**What is required:** Type out the data exactly as given. Skip any image.

------------------------

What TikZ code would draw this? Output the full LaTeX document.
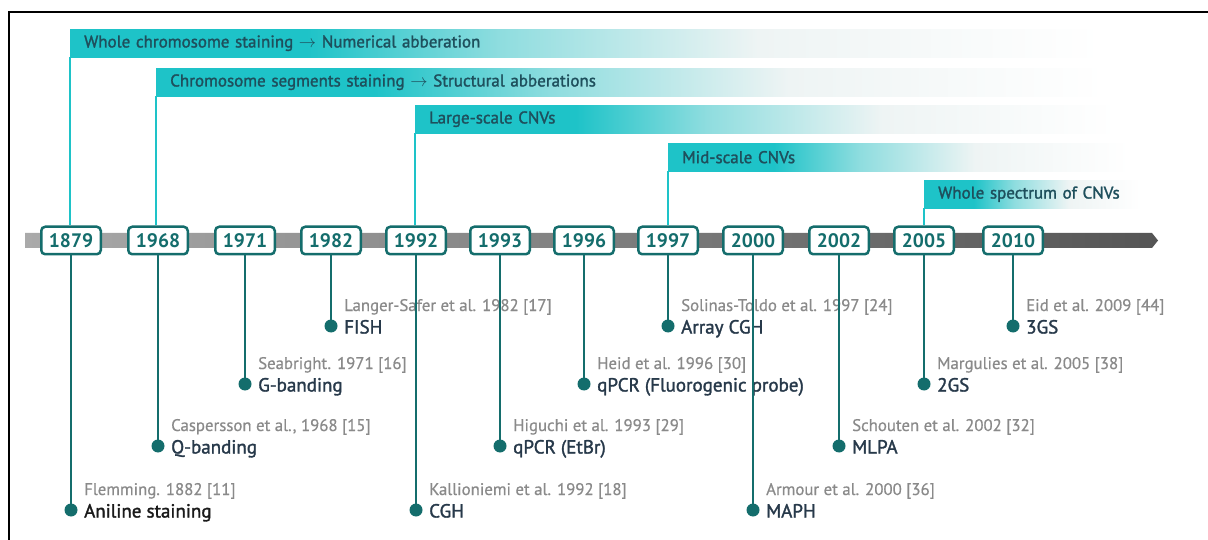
\documentclass[tikz,border=0pt]{standalone}
\usepackage{fontspec}
\setmainfont{PT Sans}
\newfontfamily\medfont{PT Sans}[FakeBold=1.6]
\newfontfamily\reffont{PT Sans}[FakeBold=0.6]
\definecolor{bandteal}{HTML}{1EC3C8}
\definecolor{bandmid}{HTML}{8FDDDF}
\definecolor{bandlight}{HTML}{EEF4F4}
\definecolor{bandtext}{HTML}{1E4F5C}
\definecolor{yearteal}{HTML}{146D6C}
\definecolor{refgray}{HTML}{8A8A8A}
\definecolor{labelink}{HTML}{27394A}
\definecolor{railleft}{HTML}{AAAAAA}
\definecolor{railright}{HTML}{555555}
\pgfdeclarehorizontalshading{bandfade}{100bp}{color(0bp)=(bandteal); color(25bp)=(bandteal); color(36bp)=(bandteal); color(45bp)=(bandmid); color(57bp)=(bandlight); color(73bp)=(white); color(100bp)=(white)}
\tikzset{
  bandbox/.style={anchor=north west, shading=bandfade, minimum height=28pt,
    inner xsep=14pt, inner ysep=0pt, align=left, text=bandtext,
    font=\medfont\fontsize{17}{18}\selectfont},
  bandline/.style={draw=bandteal, line width=2.5pt},
  yearbox/.style={draw=yearteal, line width=2.5pt, rounded corners=4pt, fill=white,
    minimum width=59.5pt, minimum height=27.5pt, inner sep=0pt, text=yearteal,
    font=\bfseries\fontsize{19.5}{20}\selectfont},
  evdot/.style={circle, fill=yearteal, minimum size=13pt, inner sep=0pt},
  stem/.style={draw=yearteal, line width=2pt},
  refnote/.style={anchor=base west, inner sep=0pt, text=refgray,
    font=\reffont\fontsize{16.8}{18}\selectfont},
  evlabel/.style={anchor=base west, inner sep=0pt, text=labelink,
    font=\medfont\fontsize{19}{20}\selectfont},
}
\begin{document}
\begin{tikzpicture}[x=1pt, y=-1pt]
\useasboundingbox (0,0) rectangle (1208,540);
\fill[white] (0,0) rectangle (1208,540);
% frame
\draw[line width=2.5pt] (9,540) -- (9,12) -- (1208,12);

% period bands
\node[bandbox, text width=1047pt] (band1) at (70,29)
  {Whole chromosome staining $\rightarrow$ Numerical abberation};
\node[bandbox, text width=961pt] (band2) at (156,68)
  {Chromosome segments staining $\rightarrow$ Structural abberations};
\node[bandbox, text width=702pt] (band3) at (415,105) {Large-scale CNVs};
\node[bandbox, text width=452pt] (band4) at (668,143) {Mid-scale CNVs};
\node[bandbox, text width=198pt] (band5) at (924,180) {Whole spectrum of CNVs};

% time axis
\shade[left color=railleft, right color=railright]
  (25,233) -- (1152,233) -- (1158,240.5) -- (1152,248) -- (25,248) -- cycle;

% events: year / x / dot y / reference / method
\foreach \yr/\x/\dy/\rf/\lb in {
  1879/71/510/{Flemming. 1882 [11]}/{\color[HTML]{1A1A1A}Aniline staining},
  1968/158/446/{Caspersson et al., 1968 [15]}/{Q-banding},
  1971/245/384/{Seabright. 1971 [16]}/{G-banding},
  1982/331/326/{Langer-Safer et al. 1982 [17]}/{FISH},
  1992/416/510/{Kallioniemi et al. 1992 [18]}/{CGH},
  1993/500/446/{Higuchi et al. 1993 [29]}/{qPCR (EtBr)},
  1996/584/384/{Heid et al. 1996 [30]}/{qPCR (Fluorogenic probe)},
  1997/668/326/{Solinas-Toldo et al. 1997 [24]}/{Array CGH},
  2000/753/510/{Armour et al. 2000 [36]}/{MAPH},
  2002/839/446/{Schouten et al. 2002 [32]}/{MLPA},
  2005/924/384/{Margulies et al. 2005 [38]}/{2GS},
  2010/1013/326/{Eid et al. 2009 [44]}/{3GS}} {
  \node[refnote] (r\yr) at (\x+13,\dy-15) {\rf};
  \node[evlabel] (l\yr) at (\x+13,\dy+7.5) {\lb};
  \node[yearbox] (y\yr) at (\x,240.5) {\yr};
  \draw[stem] (y\yr.south) -- (\x,\dy);
  \node[evdot] (d\yr) at (\x,\dy) {};
}

% band leaders down to their starting years
\draw[bandline] (band1.south west) -- (band1.south west |- y1879.north);
\draw[bandline] (band2.south west) -- (band2.south west |- y1968.north);
\draw[bandline] (band3.south west) -- (band3.south west |- y1992.north);
\draw[bandline] (band4.south west) -- (band4.south west |- y1997.north);
\draw[bandline] (band5.south west) -- (band5.south west |- y2005.north);
\end{tikzpicture}
\end{document}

------------------------

**Reply:**
What TikZ code would draw this? Output the full LaTeX document.
\documentclass[tikz,border=0pt]{standalone}
\usepackage{fontspec}
\setmainfont{PT Sans}
\newfontfamily\medfont{PT Sans}[FakeBold=1.6]
\newfontfamily\reffont{PT Sans}[FakeBold=0.6]
\definecolor{bandteal}{HTML}{1EC3C8}
\definecolor{bandmid}{HTML}{8FDDDF}
\definecolor{bandlight}{HTML}{EEF4F4}
\definecolor{bandtext}{HTML}{1E4F5C}
\definecolor{yearteal}{HTML}{146D6C}
\definecolor{refgray}{HTML}{8A8A8A}
\definecolor{labelink}{HTML}{27394A}
\definecolor{railleft}{HTML}{AAAAAA}
\definecolor{railright}{HTML}{555555}
\pgfdeclarehorizontalshading{bandfade}{100bp}{color(0bp)=(bandteal); color(25bp)=(bandteal); color(36bp)=(bandteal); color(45bp)=(bandmid); color(57bp)=(bandlight); color(73bp)=(white); color(100bp)=(white)}
\tikzset{
  bandbox/.style={anchor=north west, shading=bandfade, minimum height=28pt,
    inner xsep=14pt, inner ysep=0pt, align=left, text=bandtext,
    font=\medfont\fontsize{17}{18}\selectfont},
  bandline/.style={draw=bandteal, line width=2.5pt},
  yearbox/.style={draw=yearteal, line width=2.5pt, rounded corners=4pt, fill=white,
    minimum width=59.5pt, minimum height=27.5pt, inner sep=0pt, text=yearteal,
    font=\bfseries\fontsize{19.5}{20}\selectfont},
  evdot/.style={circle, fill=yearteal, minimum size=13pt, inner sep=0pt},
  stem/.style={draw=yearteal, line width=2pt},
  refnote/.style={anchor=base west, inner sep=0pt, text=refgray,
    font=\reffont\fontsize{16.8}{18}\selectfont},
  evlabel/.style={anchor=base west, inner sep=0pt, text=labelink,
    font=\medfont\fontsize{19}{20}\selectfont},
}
\begin{document}
\begin{tikzpicture}[x=1pt, y=-1pt]
\useasboundingbox (0,0) rectangle (1208,540);
\fill[white] (0,0) rectangle (1208,540);
% frame
\draw[line width=2.5pt] (9,540) -- (9,12) -- (1208,12);

% period bands
\node[bandbox, text width=1047pt] (band1) at (70,29)
  {Whole chromosome staining $\rightarrow$ Numerical abberation};
\node[bandbox, text width=961pt] (band2) at (156,68)
  {Chromosome segments staining $\rightarrow$ Structural abberations};
\node[bandbox, text width=702pt] (band3) at (415,105) {Large-scale CNVs};
\node[bandbox, text width=452pt] (band4) at (668,143) {Mid-scale CNVs};
\node[bandbox, text width=198pt] (band5) at (924,180) {Whole spectrum of CNVs};

% time axis
\shade[left color=railleft, right color=railright]
  (25,233) -- (1152,233) -- (1158,240.5) -- (1152,248) -- (25,248) -- cycle;

% events: year / x / dot y / reference / method
\foreach \yr/\x/\dy/\rf/\lb in {
  1879/71/510/{Flemming. 1882 [11]}/{\color[HTML]{1A1A1A}Aniline staining},
  1968/158/446/{Caspersson et al., 1968 [15]}/{Q-banding},
  1971/245/384/{Seabright. 1971 [16]}/{G-banding},
  1982/331/326/{Langer-Safer et al. 1982 [17]}/{FISH},
  1992/416/510/{Kallioniemi et al. 1992 [18]}/{CGH},
  1993/500/446/{Higuchi et al. 1993 [29]}/{qPCR (EtBr)},
  1996/584/384/{Heid et al. 1996 [30]}/{qPCR (Fluorogenic probe)},
  1997/668/326/{Solinas-Toldo et al. 1997 [24]}/{Array CGH},
  2000/753/510/{Armour et al. 2000 [36]}/{MAPH},
  2002/839/446/{Schouten et al. 2002 [32]}/{MLPA},
  2005/924/384/{Margulies et al. 2005 [38]}/{2GS},
  2010/1013/326/{Eid et al. 2009 [44]}/{3GS}} {
  \node[refnote] (r\yr) at (\x+13,\dy-15) {\rf};
  \node[evlabel] (l\yr) at (\x+13,\dy+7.5) {\lb};
  \node[yearbox] (y\yr) at (\x,240.5) {\yr};
  \draw[stem] (y\yr.south) -- (\x,\dy);
  \node[evdot] (d\yr) at (\x,\dy) {};
}

% band leaders down to their starting years
\draw[bandline] (band1.south west) -- (band1.south west |- y1879.north);
\draw[bandline] (band2.south west) -- (band2.south west |- y1968.north);
\draw[bandline] (band3.south west) -- (band3.south west |- y1992.north);
\draw[bandline] (band4.south west) -- (band4.south west |- y1997.north);
\draw[bandline] (band5.south west) -- (band5.south west |- y2005.north);
\end{tikzpicture}
\end{document}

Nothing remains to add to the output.